Radio New Zealand’s Nine to Noon recently interviewed Tim Martin from Auckland about his fantastic small garden of less than 100m2 that is producing an endless supply of fruit and produce, and providing a lot of personal satisfaction as well.
Here is a quick summary of what was mentioned during the interview and some extracts from Tim’s blog.
• Diversify across the garden, not only fruit and vegetables but also flowers to bring in beneficial insects.
• Rotation is important, especially for the likes of tomatoes and potatoes.
• Think of every space and surface as a growing opportunity – the vertical and well as the horizontal. The verticals are used via a fence (like a boundary fence) and sheds can become support frames for the likes of choko and pumpkin.
• Start growing the next crop in trays 4-8 weeks before the planting space becomes available. The next crop then goes in within a day or two of the previous one coming out.
• Grow more of what succeeds, and give up on crops that repeatedly fail. On his blog Tim says he can’t grow melons, so any space allocated to them is wasted. Tim is not the only one with that experience with melons!
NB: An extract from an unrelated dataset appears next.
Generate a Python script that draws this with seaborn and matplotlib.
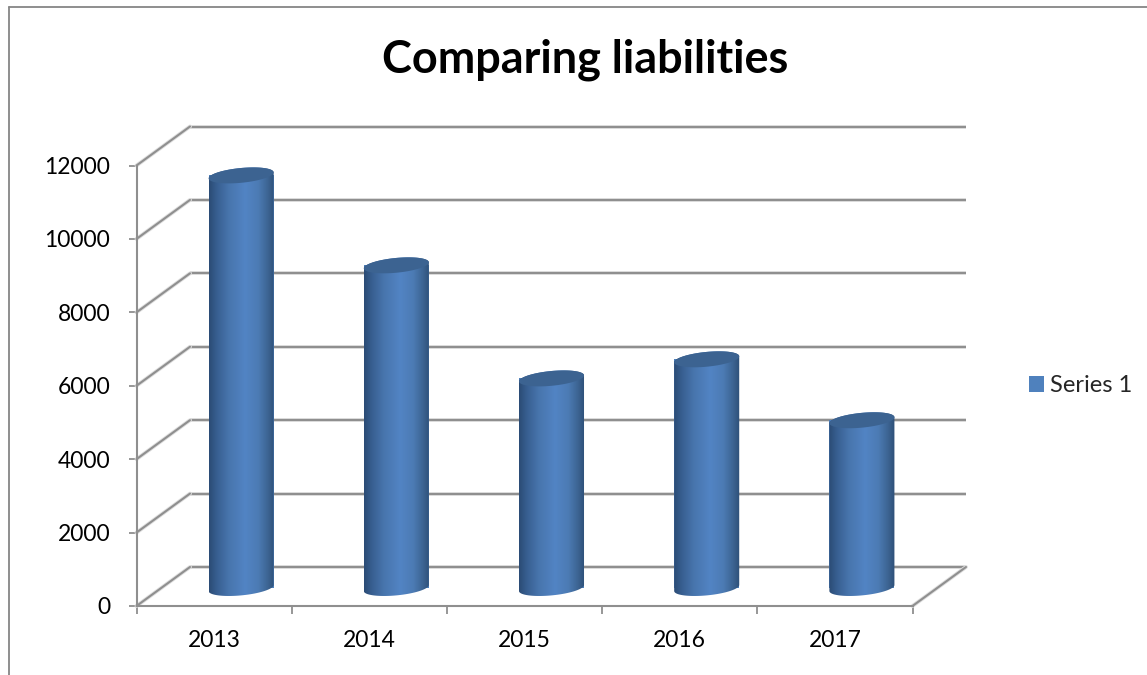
import numpy as np
import pandas as pd
import matplotlib
matplotlib.use("Agg")
import matplotlib.pyplot as plt
import matplotlib.patheffects as pe
from matplotlib.colors import LinearSegmentedColormap
from matplotlib.lines import Line2D
from matplotlib.path import Path
from matplotlib.patches import PathPatch
from matplotlib.transforms import Affine2D
import seaborn as sns

years = ["2013", "2014", "2015", "2016", "2017"]
liabilities = [11240, 8790, 5710, 6230, 4570]
series_name = "Series 1"
title_text = "Comparing liabilities"
y_ticks = [0, 2000, 4000, 6000, 8000, 10000, 12000]

W, H = 1147, 675
sns.set_theme(style="white")
plt.rcParams["font.family"] = ["Lato", "DejaVu Sans"]

fig = plt.figure(figsize=(W / 100, H / 100), dpi=100, facecolor="white")
L, R, T, B = 136.5, 912.5, 165.5, 606
ax = fig.add_axes([L / W, 1 - B / H, (R - L) / W, (B - T) / H])
ax.patch.set_visible(False)

df = pd.DataFrame({"year": years, "value": liabilities})
BAR = "#4f81bd"
sns.barplot(data=df, x="year", y="value", color=BAR, saturation=1, width=0.419,
            ax=ax, label=series_name, zorder=3)
ax.set_xlim(-0.5, len(years) - 0.5)
ax.set_ylim(0, 12000)
ax.set_xlabel("")
ax.set_ylabel("")
h_leg, l_leg = ax.get_legend_handles_labels()
if ax.get_legend() is not None:
    ax.get_legend().remove()

# pixel scales of the axes
px_x = (R - L) / len(years)
px_y = (B - T) / 12000
GRID = "#8f8f8f"
halo = [pe.withStroke(linewidth=2.8, foreground="#dedede")]
back = ax.transData + Affine2D().translate(53.5, 39)
mid = ax.transData + Affine2D().translate(27, 18)


def to_back(v):
    return ax.transData.inverted().transform(back.transform((-0.5, v)))


x0, x1 = ax.get_xlim()
for v in y_ticks:
    ax.plot([x0, x1], [v, v], transform=back, color=GRID, lw=1.5, clip_on=False,
            zorder=1, path_effects=halo, solid_capstyle="butt")
    bx, by = to_back(v)
    ax.plot([x0, bx], [v, by], color=GRID, lw=1.5, clip_on=False, zorder=1,
            path_effects=halo)
bx, by = to_back(0)
ax.plot([x1, x1 + (bx - x0)], [0, by], color=GRID, lw=1.5, clip_on=False, zorder=1,
        path_effects=halo)

# cylinders: shade each seaborn bar
cmap = LinearSegmentedColormap.from_list(
    "cyl",
    [(0, "#2b4c75"), (0.12, "#385f91"), (0.3, "#4875ad"), (0.55, "#5284c4"),
     (0.75, "#4c7bb4"), (0.9, "#3c6492"), (1, "#2e5078")],
)
RY = 7.4
TILT = 3.0
TOP_COLOR = "#3c6391"


def ring(cx, cy, rx, ts):
    xs = cx + rx * np.cos(ts)
    ys = cy + (RY * np.sin(ts) + TILT * np.cos(ts)) / px_y
    return np.column_stack([xs, ys])


grad = np.linspace(0, 1, 128).reshape(1, -1)
bars = list(ax.containers[0])
for bar in bars:
    bar.set_transform(mid)
    bar.set_linewidth(0)
    w = bar.get_width()
    cx = bar.get_x() + w / 2
    h = bar.get_height()
    rx = w / 2
    lower = ring(cx, 0, rx, np.linspace(np.pi, 2 * np.pi, 60))
    upper = ring(cx, h, rx, np.linspace(0, np.pi, 60))
    outline = np.vstack([lower, upper, lower[:1]])
    clip = Path(outline, closed=True)
    im = ax.imshow(grad, cmap=cmap, aspect="auto", interpolation="bilinear",
                   extent=[cx - rx, cx + rx, -12 / px_y, h + 12 / px_y],
                   transform=mid, zorder=4)
    im.set_clip_path(clip, mid)
    cap = ring(cx, h, rx, np.linspace(0, 2 * np.pi, 120))
    ax.add_patch(PathPatch(Path(cap, closed=True), transform=mid, facecolor=TOP_COLOR,
                           edgecolor="none", zorder=5, clip_on=False))
ax.set_xlim(x0, x1)
ax.set_ylim(0, 12000)

# axes
sns.despine(ax=ax, top=True, right=True)
for s in ("left", "bottom"):
    ax.spines[s].set_color(GRID)
    ax.spines[s].set_linewidth(1.5)
    ax.spines[s].set_zorder(2)
ax.set_yticks(y_ticks)
ax.set_yticklabels([str(v) for v in y_ticks], fontsize=16.5, color="black")
ax.tick_params(axis="y", left=True, length=6, width=1.3, color=GRID, pad=13)
ax.set_xticks(np.arange(-0.5, len(years), 1), minor=True)
ax.tick_params(axis="x", which="minor", bottom=True, length=6, width=1.3, color=GRID)
ax.tick_params(axis="x", which="major", bottom=False, length=0, pad=17, labelsize=16.5,
               labelcolor="black")

fig.text(585.5 / W, 1 - 60 / H, title_text, fontsize=32.4, fontweight="bold",
         ha="center", va="center", color="black")

# legend
fig.legend(h_leg[:1], l_leg[:1], loc="center left", bbox_to_anchor=(1029 / W, 1 - 386 / H),
           frameon=False, fontsize=17, handlelength=0.64, handleheight=0.64,
           handletextpad=0.25, borderpad=0, borderaxespad=0)

# chart frame
for xs, ys in [((8.5, 8.5), (H, 6.5)), ((8.5, W), (6.5, 6.5))]:
    fig.add_artist(Line2D([x / W for x in xs], [1 - y / H for y in ys], color="#868686", lw=1.3))

fig.savefig("out.png", dpi=100, facecolor="white")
• Most of his planting is directly into the soil. Raised gardens are ankle high, using whatever is available. Raised gardens are important in winter to assist drainage and stop the gardens from getting soggy and boggy.
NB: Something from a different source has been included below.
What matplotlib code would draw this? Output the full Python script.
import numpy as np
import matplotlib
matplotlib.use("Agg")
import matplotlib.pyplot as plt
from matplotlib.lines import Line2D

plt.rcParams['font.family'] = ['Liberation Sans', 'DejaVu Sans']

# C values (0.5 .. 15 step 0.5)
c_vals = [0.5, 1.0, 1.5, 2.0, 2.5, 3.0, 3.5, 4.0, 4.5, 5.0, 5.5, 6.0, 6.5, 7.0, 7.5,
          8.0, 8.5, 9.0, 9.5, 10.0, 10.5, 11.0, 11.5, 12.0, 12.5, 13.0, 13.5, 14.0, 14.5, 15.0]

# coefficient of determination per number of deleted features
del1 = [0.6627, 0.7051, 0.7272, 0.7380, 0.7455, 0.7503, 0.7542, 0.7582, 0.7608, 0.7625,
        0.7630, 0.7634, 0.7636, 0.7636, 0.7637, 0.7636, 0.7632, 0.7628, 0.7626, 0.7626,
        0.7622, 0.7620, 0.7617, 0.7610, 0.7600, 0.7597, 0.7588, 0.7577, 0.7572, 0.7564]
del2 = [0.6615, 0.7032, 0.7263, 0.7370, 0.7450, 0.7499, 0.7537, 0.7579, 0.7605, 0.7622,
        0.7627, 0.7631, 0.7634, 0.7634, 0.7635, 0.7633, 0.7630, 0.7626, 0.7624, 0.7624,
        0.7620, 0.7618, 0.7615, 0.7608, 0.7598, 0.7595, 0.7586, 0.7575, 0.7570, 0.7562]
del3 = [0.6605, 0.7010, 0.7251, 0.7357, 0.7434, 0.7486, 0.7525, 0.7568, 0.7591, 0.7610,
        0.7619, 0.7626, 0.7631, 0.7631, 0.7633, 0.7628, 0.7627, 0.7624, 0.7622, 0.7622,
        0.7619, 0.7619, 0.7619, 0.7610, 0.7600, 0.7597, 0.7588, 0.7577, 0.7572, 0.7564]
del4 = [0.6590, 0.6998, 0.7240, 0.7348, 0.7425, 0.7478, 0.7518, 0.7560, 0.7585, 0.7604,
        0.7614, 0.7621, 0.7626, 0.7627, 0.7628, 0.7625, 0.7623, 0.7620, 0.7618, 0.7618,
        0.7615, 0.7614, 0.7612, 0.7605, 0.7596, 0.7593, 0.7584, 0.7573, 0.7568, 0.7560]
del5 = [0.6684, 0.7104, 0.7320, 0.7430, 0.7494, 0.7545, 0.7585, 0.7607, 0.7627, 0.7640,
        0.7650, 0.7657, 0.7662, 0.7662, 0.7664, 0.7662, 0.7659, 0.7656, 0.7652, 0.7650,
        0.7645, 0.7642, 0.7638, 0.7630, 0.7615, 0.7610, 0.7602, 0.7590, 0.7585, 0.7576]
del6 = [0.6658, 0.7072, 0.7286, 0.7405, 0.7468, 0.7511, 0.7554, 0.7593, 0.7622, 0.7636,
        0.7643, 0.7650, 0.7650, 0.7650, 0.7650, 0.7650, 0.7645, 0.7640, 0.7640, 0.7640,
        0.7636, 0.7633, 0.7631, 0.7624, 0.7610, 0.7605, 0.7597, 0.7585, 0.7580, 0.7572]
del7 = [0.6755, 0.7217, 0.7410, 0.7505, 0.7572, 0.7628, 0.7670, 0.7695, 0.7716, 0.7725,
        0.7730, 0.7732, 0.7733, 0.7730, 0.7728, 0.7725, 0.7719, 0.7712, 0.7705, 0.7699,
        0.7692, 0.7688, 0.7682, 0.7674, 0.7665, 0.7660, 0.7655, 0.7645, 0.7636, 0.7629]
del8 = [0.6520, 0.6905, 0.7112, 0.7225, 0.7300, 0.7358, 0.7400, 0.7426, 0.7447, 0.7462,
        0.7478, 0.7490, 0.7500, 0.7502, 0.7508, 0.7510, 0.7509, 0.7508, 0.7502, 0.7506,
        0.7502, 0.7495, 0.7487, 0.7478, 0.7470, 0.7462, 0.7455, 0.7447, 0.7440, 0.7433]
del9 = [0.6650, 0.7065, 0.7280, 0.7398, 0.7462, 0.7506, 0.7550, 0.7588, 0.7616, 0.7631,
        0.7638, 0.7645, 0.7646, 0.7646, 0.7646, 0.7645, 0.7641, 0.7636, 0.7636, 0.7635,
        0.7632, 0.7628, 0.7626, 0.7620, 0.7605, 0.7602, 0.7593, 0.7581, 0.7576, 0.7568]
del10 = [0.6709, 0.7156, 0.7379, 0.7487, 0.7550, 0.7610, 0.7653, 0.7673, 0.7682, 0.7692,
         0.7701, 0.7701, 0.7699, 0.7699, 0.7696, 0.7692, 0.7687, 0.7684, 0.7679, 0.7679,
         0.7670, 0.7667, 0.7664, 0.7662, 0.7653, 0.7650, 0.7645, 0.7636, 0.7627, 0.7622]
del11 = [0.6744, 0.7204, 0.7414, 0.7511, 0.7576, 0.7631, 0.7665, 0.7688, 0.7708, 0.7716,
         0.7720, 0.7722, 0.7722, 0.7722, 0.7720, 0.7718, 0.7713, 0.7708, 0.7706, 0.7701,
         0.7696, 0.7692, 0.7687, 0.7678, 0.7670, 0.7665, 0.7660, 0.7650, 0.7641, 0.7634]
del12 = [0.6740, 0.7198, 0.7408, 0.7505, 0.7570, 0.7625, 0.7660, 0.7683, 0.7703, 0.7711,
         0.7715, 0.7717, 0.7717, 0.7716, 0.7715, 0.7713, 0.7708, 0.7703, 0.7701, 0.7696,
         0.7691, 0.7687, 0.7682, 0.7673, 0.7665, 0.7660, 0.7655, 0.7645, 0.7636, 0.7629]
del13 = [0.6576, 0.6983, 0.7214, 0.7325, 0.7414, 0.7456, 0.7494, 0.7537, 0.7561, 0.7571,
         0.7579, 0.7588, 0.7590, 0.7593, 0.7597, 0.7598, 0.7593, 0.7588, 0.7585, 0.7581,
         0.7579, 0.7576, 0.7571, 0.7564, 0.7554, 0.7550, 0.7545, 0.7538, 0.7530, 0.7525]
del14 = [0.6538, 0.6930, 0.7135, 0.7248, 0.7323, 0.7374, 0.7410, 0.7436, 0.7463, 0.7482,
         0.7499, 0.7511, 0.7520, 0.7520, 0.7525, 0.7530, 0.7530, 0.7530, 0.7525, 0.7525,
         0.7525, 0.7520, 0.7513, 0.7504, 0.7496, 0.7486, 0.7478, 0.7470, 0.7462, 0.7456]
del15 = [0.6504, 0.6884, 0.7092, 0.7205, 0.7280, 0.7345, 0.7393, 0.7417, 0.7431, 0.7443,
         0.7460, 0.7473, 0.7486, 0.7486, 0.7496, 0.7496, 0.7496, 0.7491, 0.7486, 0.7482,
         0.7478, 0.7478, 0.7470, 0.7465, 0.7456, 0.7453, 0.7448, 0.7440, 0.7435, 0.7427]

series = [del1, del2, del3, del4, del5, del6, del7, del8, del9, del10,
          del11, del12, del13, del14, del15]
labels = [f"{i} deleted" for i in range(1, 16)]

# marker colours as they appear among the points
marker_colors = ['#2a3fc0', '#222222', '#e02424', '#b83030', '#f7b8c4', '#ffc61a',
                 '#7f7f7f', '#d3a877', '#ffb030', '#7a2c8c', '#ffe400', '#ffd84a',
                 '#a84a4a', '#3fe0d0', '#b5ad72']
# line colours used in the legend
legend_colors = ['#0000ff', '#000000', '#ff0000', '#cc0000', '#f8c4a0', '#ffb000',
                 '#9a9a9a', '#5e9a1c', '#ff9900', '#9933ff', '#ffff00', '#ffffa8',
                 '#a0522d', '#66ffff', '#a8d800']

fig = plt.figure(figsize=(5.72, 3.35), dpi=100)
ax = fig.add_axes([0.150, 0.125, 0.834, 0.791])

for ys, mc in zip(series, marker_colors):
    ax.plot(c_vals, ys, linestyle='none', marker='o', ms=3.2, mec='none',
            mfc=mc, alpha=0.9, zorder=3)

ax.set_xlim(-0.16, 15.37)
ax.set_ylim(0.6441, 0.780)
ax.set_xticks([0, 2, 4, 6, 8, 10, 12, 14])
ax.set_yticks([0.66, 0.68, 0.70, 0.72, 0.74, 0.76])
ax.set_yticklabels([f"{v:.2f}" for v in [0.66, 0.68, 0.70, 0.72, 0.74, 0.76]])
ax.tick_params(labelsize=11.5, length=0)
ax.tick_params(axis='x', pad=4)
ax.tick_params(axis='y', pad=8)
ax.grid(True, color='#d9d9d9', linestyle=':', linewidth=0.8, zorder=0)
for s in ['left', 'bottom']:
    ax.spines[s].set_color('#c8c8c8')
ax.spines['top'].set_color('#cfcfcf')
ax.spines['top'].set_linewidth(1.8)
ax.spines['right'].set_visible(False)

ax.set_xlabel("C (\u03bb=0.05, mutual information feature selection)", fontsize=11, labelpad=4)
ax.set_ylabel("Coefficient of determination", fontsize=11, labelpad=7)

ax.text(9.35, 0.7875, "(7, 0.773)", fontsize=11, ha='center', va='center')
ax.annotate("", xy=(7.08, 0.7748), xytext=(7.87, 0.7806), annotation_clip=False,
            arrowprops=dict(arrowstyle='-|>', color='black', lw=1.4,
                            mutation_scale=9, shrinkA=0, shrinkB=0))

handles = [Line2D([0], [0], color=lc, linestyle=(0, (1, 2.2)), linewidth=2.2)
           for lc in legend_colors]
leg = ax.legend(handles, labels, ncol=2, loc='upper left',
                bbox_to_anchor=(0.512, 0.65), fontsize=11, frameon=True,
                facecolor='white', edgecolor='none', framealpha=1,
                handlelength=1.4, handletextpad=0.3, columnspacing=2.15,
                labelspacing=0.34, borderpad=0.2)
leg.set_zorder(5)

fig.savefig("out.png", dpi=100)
• Compost is added for every new crop, usually about a third but up to half of the soil volume. Horse manure is a compost favourite.
• Avoid walking on the area to be planted. Compacted soil makes it harder for plants to establish their root systems.
• Over-plant and thin as they grow. This helps keep weed growth down.
• Use pea straw or hay as a mulch to keep weeds down and moisture in.
• Potatoes, beans and tomatoes need to be planted in a place with full sun. Leafy greens on the other hand will benefit from summer shade. Tim grows greens under his citrus trees.
• Some crops should be left to self-seed. This includes silver beet, lettuce, and corn salad.
• Use cucumber as ground cover, and a tomato variety called Green Sausage.
• Brown Shaver chickens get a diet of weeds and snails, and Tim also keeps quail. Quail hens start producing eggs when less than two months old and will lay an egg a day for at least a year. Five quail eggs equal one chicken egg.
• Giving away surplus produce is a great way to get to know your neighbours!
• Making your own compost or growing your own seeds is a great way to keep gardening costs down.
• Plant, tend, and harvest from your garden every month of the year. Tim says he can eat from the garden through all of the seasons: “Through the winter months we eat parsnips and carrots sown in January, beetroot and broccoli sown in February/March, and salad greens sown in the autumn and winter.”
• On a cost-benefit analysis Tim says growing his own saves over a thousand dollars a year, after all costs. Not only that, gardening is very satisfying and the food is very tasty!
Tim’s blog can bee seen at http://faithfatherhoodandfood.blogspot.co.nz/. It’s a wonderful example of what can be done from a small space garden.
At the moment we have a spectacular display of sunflowers which are brightening up our garden – once their display is done the seeds will be fed to the chooks.
Now to some other tips.
Lorraine from Hamilton has this recipe for cleaning and softening fabric. “I use a 2L clean milk bottle to which I add 1L white vinegar and 1L of boiled cold water. Mix together and let stand for a week.”
Karen from Palmerston North has a tip to freshen up a smelly mattress (she says it works on carpets also). “Mix a few drops of essential oil with one cup baking soda. Sprinkle on mattress and let it sit for 1 hour before vacuuming. Baking soda will absorb any dirt, moisture, odours, while the essential oil will leave things smelling fresh”.